Cholpon-Ata

Cholpon-Ata

Cholpon-Ata is the largest town on the Northern shore of the Issyk-Kul lake, about half way along, some 250 kilometers from Bishkek. Summer always saw large numbers of tourists in one of the nearby sanatoria or tour resorts (Cholpon-Ata boasts one of the two Presidential residences on the lake), and Soviet athletes used to come here to train at altitude. Although there are still large numbers of summer visitors, the region has lost some of it’s appeal as it has failed to keep pace with the competition. There is a small market for everyday necessities, a yacht club, (it is possible to take boat trips on the lake), a hippodrome and a major stud farm. There is a museum displaying archaeological finds from around the region and the Chui valley, musical instruments, traditional craftwork, exhibitions devoted to the Manas Epic, Akaev and Chinghiz Aitmatov. The town also hosts a museum dedicated to the Kazakh writer Auezov.

Just to the North of the town lies an "open air art gallery" – containing a fine display of petroglyphs which date from the sixth to the first century BC.

In the Canyon above the town are forests, the Kyzyl Beirel waterfall, the Chon Koi canyon Suu. As well as the sanatoria, accommodation is possible in a number of homestays. A little offshore is the sunken village of Chengu – "red valley" – the capital of the ancient Usun State in the second century B. C. – and as the waters of the lake receded it is thought that the village will soon emerge from the depths. Referred to by early Russian explorers to the region, diving expeditions were undertaken in 1956. The divers found several baked bricks, fragments of ceramic dishes, a piece of a ceramic pipe (which suggests a high level of local civilization), bronze arrowheads, iron knives, and the bones of both people and animals. Offshore, opposite the villages of Korumdy and Temirovka and near the Grigoryevskaya harbor, archaeologists found fragments of ancient pots dating back to the Bronze Age. Unfortunately, only a few of such articles are preserved because most of them were taken by local residents and tourists as souvenirs. The knife handles are topped with large figures of horses or sheep.

The horses look very realistic: with large heads, long tails, and well-developed leg muscles – typical of steppe horses. One of the most interesting finds from the bottom of Issyk-Kul is a sacrificial table of almost square shape. It has four legs shaped like a woman’s body, 22 cm high. These figures are well preserved: slant eyes, wide nose, oval chin, and a short and strong neck and scholars think these figures can suggest how ancient residents of the Issyk-Kul region looked.

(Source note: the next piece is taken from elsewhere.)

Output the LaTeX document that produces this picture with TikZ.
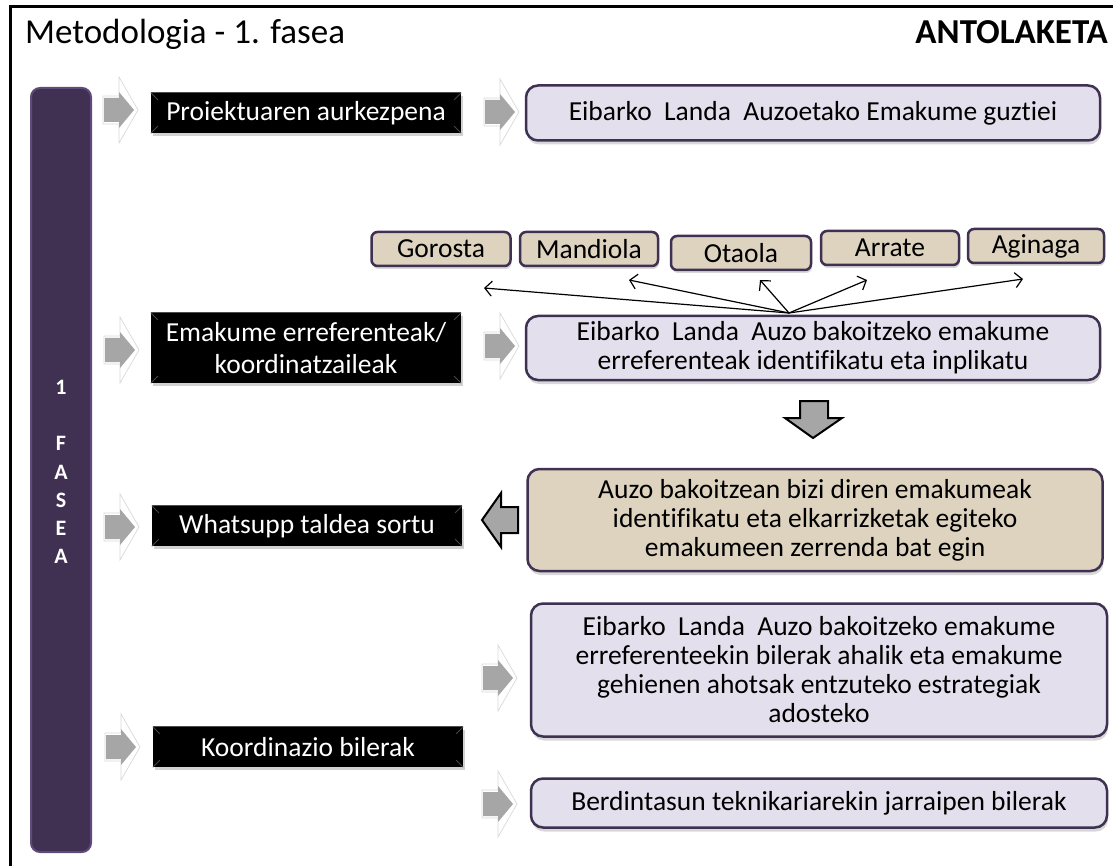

Another find was a large hemispheric sacrificial pot with two horizontal handles and a relief Tampa (the seal of the master) resembling a crescent with the points directed downwards. Such pots were widespread in this region in the 2nd half of the 1st millennium and more than 10 such pots have been found at Issyk-Kul – but this pot was the largest. It is thought that such pots were used only on holidays and special occasions. The large size of these pots testify to big feasts of ancient cattle breeders in honor of their gods.